Musikalisch fällt im neuen Programm besonders das Akkordeon auf. Eine Premiere, denn dieses Instrument hatte bisher noch keinen Einsatz in irgendeiner Besetzung des "Clubs". Es gibt den Arrangements der Stücke eine besonders warme Farbe und zeigt ein weiteres Mal, dass dem Ideenreichtum Reinhardt Repkes nicht nur bei der Wahl der "toten Dichter" keine Grenzen gewachsen zu sein scheint. Vielmehr erfand er seinen "Club" mit dieser Besetzung aus zwei Gitarren, zwei Stimmen, einem Bass, einem Akkordeon, dezent eingesetztem Taktschlag und dem völligen Verzicht auf ein Schlagzeug neu.

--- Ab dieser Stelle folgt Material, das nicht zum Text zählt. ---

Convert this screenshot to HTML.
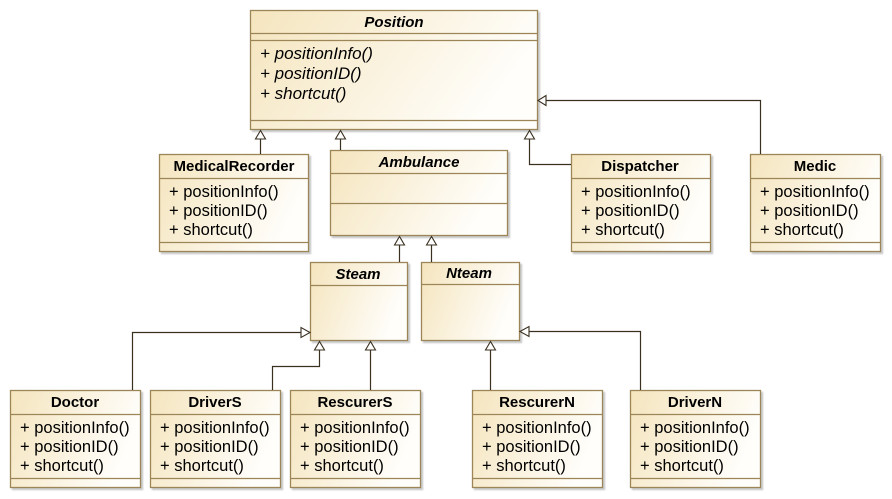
<!DOCTYPE html>
<html><head><meta charset="utf-8"><style>
body{margin:0;background:#fff;width:892px;height:499px;overflow:hidden;font-family:"Liberation Sans",sans-serif}
</style></head><body>
<svg width="892" height="499" xmlns="http://www.w3.org/2000/svg" style="position:absolute;left:0;top:0">
<defs>
<linearGradient id="g" x1="0" y1="0" x2="1" y2="0.3">
<stop offset="0" stop-color="#f5e5be"/><stop offset="1" stop-color="#fffefb"/>
</linearGradient>
<filter id="s" x="-5%" y="-5%" width="115%" height="115%"><feDropShadow dx="2" dy="2" stdDeviation="0.8" flood-color="#c8c8c8"/></filter>
</defs>
<g stroke="#9c8556" stroke-width="1.3" fill="url(#g)">
<rect x="250.5" y="10.5" width="287" height="119" filter="url(#s)"/>
<line x1="250" y1="33.5" x2="537" y2="33.5"/><line x1="250" y1="40.5" x2="537" y2="40.5"/><line x1="250" y1="120.5" x2="537" y2="120.5"/>

<rect x="159.5" y="154.5" width="149" height="97" filter="url(#s)"/>
<line x1="159" y1="178.5" x2="308" y2="178.5"/><line x1="159" y1="242.5" x2="308" y2="242.5"/>

<rect x="330.5" y="150.5" width="177" height="85" filter="url(#s)"/>
<line x1="330" y1="173.5" x2="507" y2="173.5"/><line x1="330" y1="203.5" x2="507" y2="203.5"/>

<rect x="571.5" y="154.5" width="139" height="97" filter="url(#s)"/>
<line x1="571" y1="178.5" x2="710" y2="178.5"/><line x1="571" y1="242.5" x2="710" y2="242.5"/>

<rect x="750.5" y="154.5" width="130" height="97" filter="url(#s)"/>
<line x1="750" y1="178.5" x2="880" y2="178.5"/><line x1="750" y1="242.5" x2="880" y2="242.5"/>

<rect x="310.5" y="262.5" width="97" height="78" filter="url(#s)"/>
<line x1="310" y1="285.5" x2="407" y2="285.5"/>
<rect x="421.5" y="262.5" width="98" height="78" filter="url(#s)"/>
<line x1="421" y1="284.5" x2="519" y2="284.5"/>

<rect x="10.5" y="390.5" width="130" height="97" filter="url(#s)"/>
<line x1="10" y1="414.5" x2="140" y2="414.5"/><line x1="10" y1="478.5" x2="140" y2="478.5"/>
<rect x="150.5" y="390.5" width="130" height="97" filter="url(#s)"/>
<line x1="150" y1="414.5" x2="280" y2="414.5"/><line x1="150" y1="478.5" x2="280" y2="478.5"/>
<rect x="290.5" y="390.5" width="130" height="97" filter="url(#s)"/>
<line x1="290" y1="414.5" x2="420" y2="414.5"/><line x1="290" y1="478.5" x2="420" y2="478.5"/>
<rect x="472.5" y="390.5" width="130" height="97" filter="url(#s)"/>
<line x1="472" y1="414.5" x2="602" y2="414.5"/><line x1="472" y1="478.5" x2="602" y2="478.5"/>
<rect x="630.5" y="390.5" width="130" height="97" filter="url(#s)"/>
<line x1="630" y1="414.5" x2="760" y2="414.5"/><line x1="630" y1="478.5" x2="760" y2="478.5"/>
</g>
<g stroke="#3a3020" stroke-width="1.2" fill="none">
<polyline points="260.5,139 260.5,154"/>
<polyline points="340.5,139 340.5,150"/>
<polyline points="529.5,139 529.5,164.5 571,164.5"/>
<polyline points="546,100.5 760.5,100.5 760.5,154"/>
<polyline points="399.5,245 399.5,262"/>
<polyline points="431.5,245 431.5,262"/>
<polyline points="301,332.5 132.5,332.5 132.5,390"/>
<polyline points="319.5,350 319.5,366.5 272.5,366.5 272.5,390"/>
<polyline points="370.5,350 370.5,390"/>
<polyline points="490.5,350 490.5,390"/>
<polyline points="529,331.5 640.5,331.5 640.5,390"/>
</g>
<g stroke="#3a3020" stroke-width="1.1" fill="#fff">
<polygon points="260.5,130.5 255.5,139 265.5,139"/>
<polygon points="340.5,130.5 335.5,139 345.5,139"/>
<polygon points="529.5,130.5 524.5,139 534.5,139"/>
<polygon points="538,100.5 546,95.5 546,105.5"/>
<polygon points="399.5,236.5 394.5,245 404.5,245"/>
<polygon points="431.5,236.5 426.5,245 436.5,245"/>
<polygon points="310,332.5 301,327.5 301,337.5"/>
<polygon points="319.5,341.5 314.5,350 324.5,350"/>
<polygon points="370.5,341.5 365.5,350 375.5,350"/>
<polygon points="490.5,341.5 485.5,350 495.5,350"/>
<polygon points="520,331.5 529,326.5 529,336.5"/>
</g>
<g font-family="Liberation Sans, sans-serif" font-size="16.5" fill="#000">
<g font-weight="bold" text-anchor="middle" font-size="15">
<text x="394" y="27" font-style="italic">Position</text>
<text x="234" y="171">MedicalRecorder</text>
<text x="419" y="167" font-style="italic">Ambulance</text>
<text x="640" y="171">Dispatcher</text>
<text x="815" y="171">Medic</text>
<text x="358" y="279" font-style="italic">Steam</text>
<text x="469" y="278" font-style="italic">Nteam</text>
<text x="75" y="407">Doctor</text>
<text x="215" y="407">DriverS</text>
<text x="355" y="407">RescurerS</text>
<text x="537" y="407">RescurerN</text>
<text x="695" y="407">DriverN</text>
</g>
<g font-style="italic" font-size="17"><text x="260" y="59">+ positionInfo()</text><text x="260" y="79">+ positionID()</text><text x="260" y="99">+ shortcut()</text></g>
<g><text x="169" y="197">+ positionInfo()</text><text x="169" y="216">+ positionID()</text><text x="169" y="235">+ shortcut()</text></g>
<g><text x="581" y="197">+ positionInfo()</text><text x="581" y="216">+ positionID()</text><text x="581" y="235">+ shortcut()</text></g>
<g><text x="760" y="197">+ positionInfo()</text><text x="760" y="216">+ positionID()</text><text x="760" y="235">+ shortcut()</text></g>
<g><text x="20" y="433">+ positionInfo()</text><text x="20" y="452">+ positionID()</text><text x="20" y="471">+ shortcut()</text></g>
<g><text x="160" y="433">+ positionInfo()</text><text x="160" y="452">+ positionID()</text><text x="160" y="471">+ shortcut()</text></g>
<g><text x="300" y="433">+ positionInfo()</text><text x="300" y="452">+ positionID()</text><text x="300" y="471">+ shortcut()</text></g>
<g><text x="482" y="433">+ positionInfo()</text><text x="482" y="452">+ positionID()</text><text x="482" y="471">+ shortcut()</text></g>
<g><text x="640" y="433">+ positionInfo()</text><text x="640" y="452">+ positionID()</text><text x="640" y="471">+ shortcut()</text></g>
</g>
</svg>
</body></html>
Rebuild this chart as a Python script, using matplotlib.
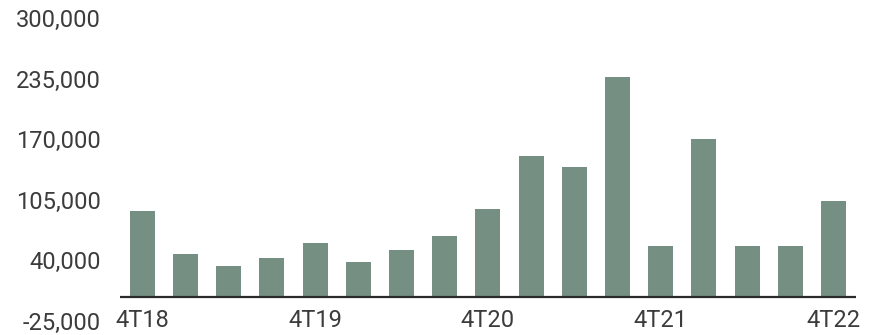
import matplotlib.pyplot as plt

# quarterly values
quarters = ["4T18", "1T19", "2T19", "3T19", "4T19", "1T20", "2T20", "3T20", "4T20",
            "1T21", "2T21", "3T21", "4T21", "1T22", "2T22", "3T22", "4T22"]
values = [93400, 47000, 34000, 42600, 58300, 37900, 51500, 66600, 94900,
          152500, 140000, 237400, 55100, 170400, 55800, 55100, 104200]
yticks = [-25000, 40000, 105000, 170000, 235000, 300000]
shown_labels = ["4T18", "4T19", "4T20", "4T21", "4T22"]

plt.rcParams['font.family'] = ['Roboto', 'DejaVu Sans']
text_color = "#3c3c3c"

fig = plt.figure(figsize=(8.69, 3.35), dpi=100)
ax = fig.add_axes([0.138, 0.0425, 0.847, 0.903])

x = list(range(len(quarters)))
ax.bar(x, values, width=0.58, color="#758f83")
ax.axhline(0, color="#2b2b2b", linewidth=1.6)

ax.set_xlim(-0.52, len(quarters) - 0.48)
ax.set_ylim(-25000, 300000)
ax.set_yticks(yticks)
ax.set_yticklabels([f"{v:,}" for v in yticks])

xt = [i for i, q in enumerate(quarters) if q in shown_labels]
ax.set_xticks(xt)
ax.set_xticklabels([quarters[i] for i in xt], va="center")

ax.tick_params(axis="y", length=0, pad=14, labelsize=17, labelcolor=text_color)
ax.tick_params(axis="x", length=0, pad=0, labelsize=17, labelcolor=text_color)
for s in ax.spines.values():
    s.set_visible(False)

fig.savefig("out.png", dpi=100)
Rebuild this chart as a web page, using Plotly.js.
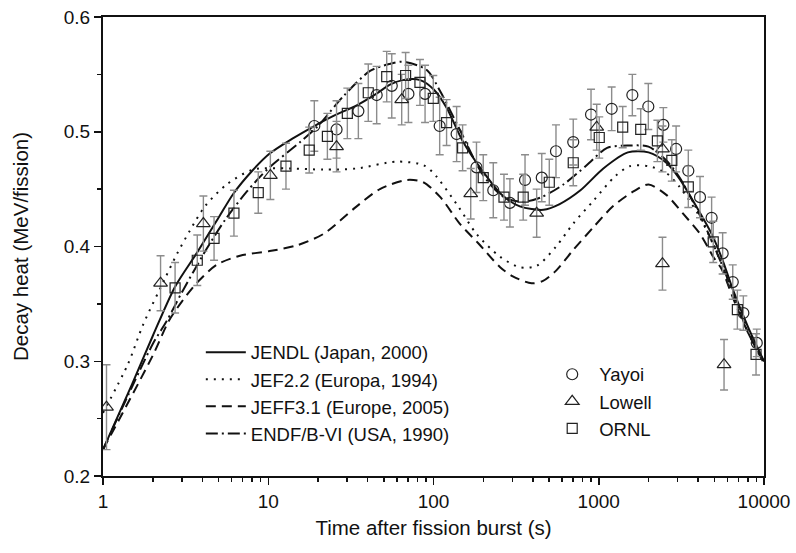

Aber auch ohne das "laute" Instrument im Hintergrund fällt die eine oder andere Liedschöpfung flott und lebhaft ("Poesie", "Herr von Ribbeck Teil 2", "John Maynard Teil 2", "Flickwerk") aus, während andere Lieder die nötige Ruhe verliehen bekommen, um beim Hörer richtig wirken zu können ("Mein Herz", "Man hat es oder hat es nicht", "Glück von deinen tausend losen"). Aus welchen Gründen die Position am Mikrophon für dieses Programm mit einer guten alten Bekannten besetzt wurde, ist nicht bekannt. Normalerweise stünde dort jetzt ein bis dahin beim "Club" noch nicht gesehenes Gesicht. Aber die Wahl der Katharina Franck als Rückkehrerin hätte besser nicht ausfallen können. Mit ihrer sofort wiedererkennbaren Stimme und dem Talent, einen damit ganz sanft zu berühren und zu verführen, ist gerade sie für das Fontane-Projekt ein Glücksfall (ich sage nur "Herzenstrost"). Sie erweckt die Gedichte zum Leben, fährt einem tief unter die Haut und mitten ins Herz - egal ob sie nun gerade singt oder sich des schlichten Sprechens als Ausdrucksform bedient. Kurz: Das sechste Programm - der sechste Volltreffer!